About the Akamai State of the Internet report
Akamai’s unique level of visibility into the connection speeds of systems issuing requests to the Akamai network has created a one-of-a-kind view into broadband adoption around the globe. Leveraging that data, Akamai’s quarterly State of the Internet report identifies both the countries and U.S. states with the fastest and slowest average connection speeds exhibited by IP addresses originating from those respective geographies. To learn more, and to access the archive of past reports, please visit www.akamai.com/stateoftheinternet.
To download the figures from the Q1 2010 State of the Internet, please visit: http://wwwns.akamai.com/q110_soti_figures.zip.
Akamai® provides market-leading, cloud-based services for optimizing Web and mobile content and applications, online HD video, and secure e-commerce. Combining highly-distributed, energy-efficient computing with intelligent software, Akamai’s global platform is transforming the cloud into a more viable place to inform, entertain, advertise, transact and collaborate. To learn how the world’s leading enterprises are optimizing their business in the cloud, please visit www.akamai.com and follow @Akamai on Twitter.

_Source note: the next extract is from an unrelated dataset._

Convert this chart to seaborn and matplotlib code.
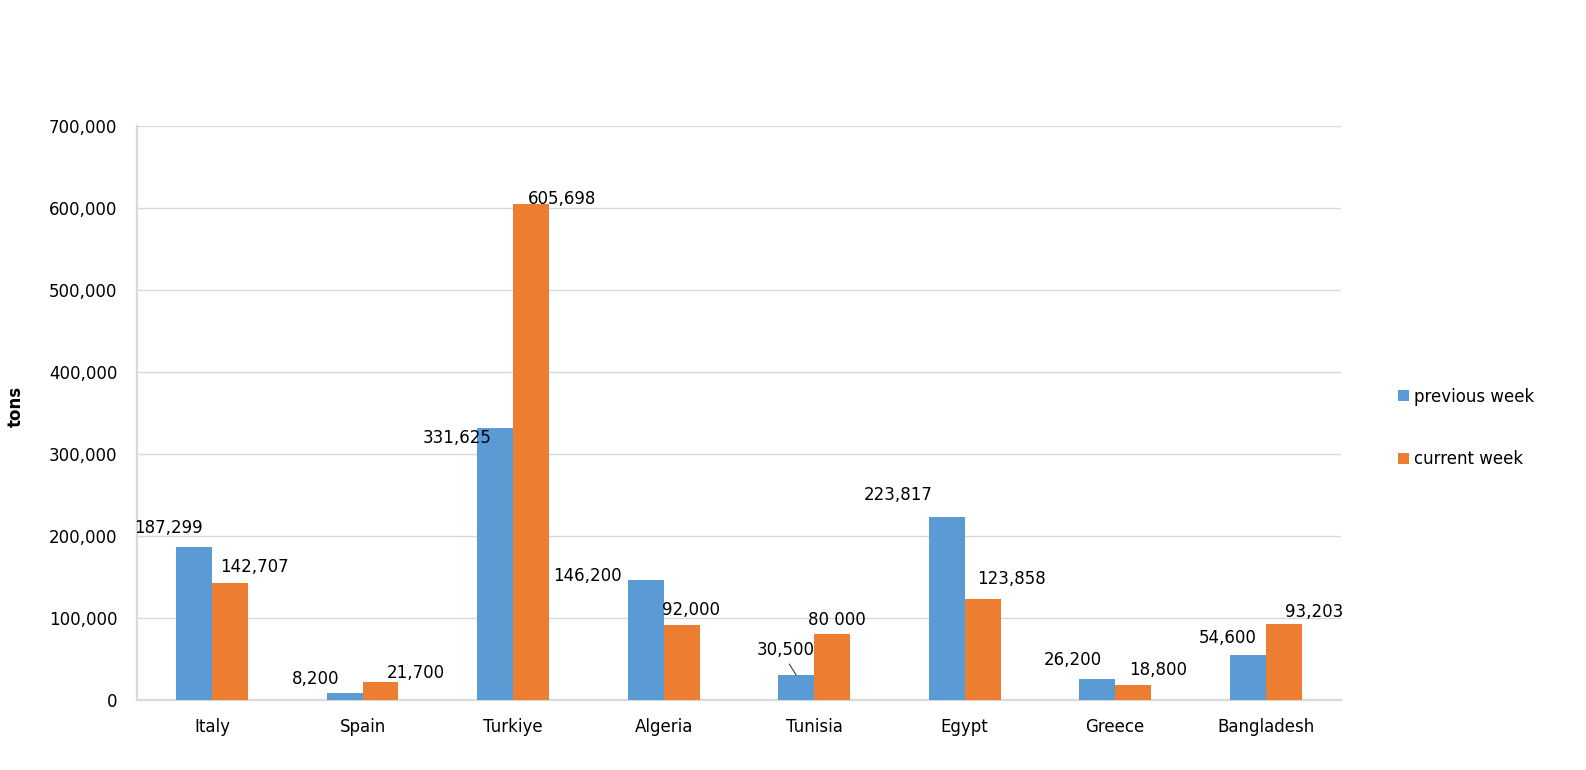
import matplotlib
matplotlib.use("Agg")
import matplotlib.pyplot as plt
import seaborn as sns
import pandas as pd
from matplotlib.ticker import FuncFormatter
from matplotlib.patches import Patch

# ---- data ----
countries = ["Italy", "Spain", "Turkiye", "Algeria", "Tunisia", "Egypt", "Greece", "Bangladesh"]
previous_week = [187299, 8200, 331625, 146200, 30500, 223817, 26200, 54600]
current_week = [142707, 21700, 605698, 92000, 80000, 123858, 18800, 93203]
previous_labels = ["187,299", "8,200", "331,625", "146,200", "30,500", "223,817", "26,200", "54,600"]
current_labels = ["142,707", "21,700", "605,698", "92,000", "80 000", "123,858", "18,800", "93,203"]
series_names = ["previous week", "current week"]
y_ticks = [0, 100000, 200000, 300000, 400000, 500000, 600000, 700000]

# ---- styling ----
colors = ["#5B9BD5", "#ED7D31"]
prev_offsets = [(-26, 18.5), (-29, 14), (-38, -10), (-58, 4), (-10, 25), (-48, 21.5), (-24.5, 18.5), (-20, 17)]
curr_offsets = [(24, 16), (35, 9.5), (31, 5), (9, 14.5), (4.5, 14), (29, 19.5), (25, 14.6), (30, 12)]
prev_leader = [False, False, False, False, True, False, False, False]

df = pd.DataFrame({
    "country": countries * 2,
    "series": [series_names[0]] * len(countries) + [series_names[1]] * len(countries),
    "value": previous_week + current_week,
})

sns.set_style("white")
plt.rcParams["font.family"] = ["DejaVu Sans"]
plt.rcParams["text.color"] = "black"
plt.rcParams["axes.labelcolor"] = "black"
plt.rcParams["xtick.color"] = "black"
plt.rcParams["ytick.color"] = "black"

fig = plt.figure(figsize=(15.86, 7.70), dpi=100)
ax = fig.add_axes([0.0862, 0.0909, 0.8455 - 0.0862, 0.8358 - 0.0909])

sns.barplot(data=df, x="country", y="value", hue="series", order=countries,
            hue_order=series_names, palette=colors, width=0.478, gap=0,
            saturation=1, errorbar=None, ax=ax, legend=False, zorder=3,
            linewidth=0, edgecolor="none")

ax.set_ylim(0, 700000)
ax.set_xlim(-0.5, len(countries) - 0.5)
ax.set_yticks(y_ticks)
ax.yaxis.set_major_formatter(FuncFormatter(lambda v, p: f"{v:,.0f}"))
ax.grid(axis="y", color="#d9d9d9", linewidth=1, zorder=0)
ax.set_axisbelow(True)
for s in ["top", "right"]:
    ax.spines[s].set_visible(False)
for s in ["left", "bottom"]:
    ax.spines[s].set_color("#d9d9d9")
    ax.spines[s].set_linewidth(1.6)
ax.tick_params(axis="both", length=0, labelsize=12, colors="black")
ax.tick_params(axis="x", pad=13)
ax.tick_params(axis="y", pad=14)
ax.set_xlabel("")
ax.set_ylabel("tons", fontsize=12, fontweight="bold", color="black")
ax.yaxis.set_label_coords(-0.093, 0.511)

label_sets = [(previous_labels, prev_offsets, prev_leader),
              (current_labels, curr_offsets, [False] * len(countries))]
for container, (labels, offsets, leaders) in zip(ax.containers, label_sets):
    for bar, lab, (dx, dy), lead in zip(container, labels, offsets, leaders):
        xc = bar.get_x() + bar.get_width() / 2
        yt = bar.get_height()
        if lead:
            ax.annotate(lab, xy=(xc, yt), xytext=(dx, dy), textcoords="offset pixels",
                        ha="center", va="center", fontsize=12, color="black", zorder=5,
                        arrowprops=dict(arrowstyle="-", color="#404040", lw=0.8,
                                        relpos=(0.5, 0), shrinkA=1.5, shrinkB=0))
        else:
            ax.annotate(lab, xy=(xc, yt), xytext=(dx, dy), textcoords="offset pixels",
                        ha="center", va="center", fontsize=12, color="black", zorder=5)

handles = [Patch(facecolor=c, edgecolor="none") for c in colors]
fig.legend(handles, series_names, loc="center left",
           bbox_to_anchor=(1398 / 1586, (770 - 428) / 770),
           frameon=False, fontsize=12, handlelength=0.66, handleheight=0.66,
           handletextpad=0.3, labelspacing=2.7, borderpad=0, borderaxespad=0,
           labelcolor="black")

fig.savefig("out.png", dpi=100, facecolor="white")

* The "average maximum connection speed" metric represents an average of the maximum measured connection speeds across all of the unique IP addresses seen by Akamai from a particular geography. The average is used in order to mitigate the impact of unrepresentative maximum measured connection speeds. In contrast to the average measured connection speed, the average maximum connection speed metric is more representative of what many end-user Internet connections are capable including the application of so-called speed boosting technologies that may be implemented within the network by providers, in order to deliver faster download speeds for some larger files.)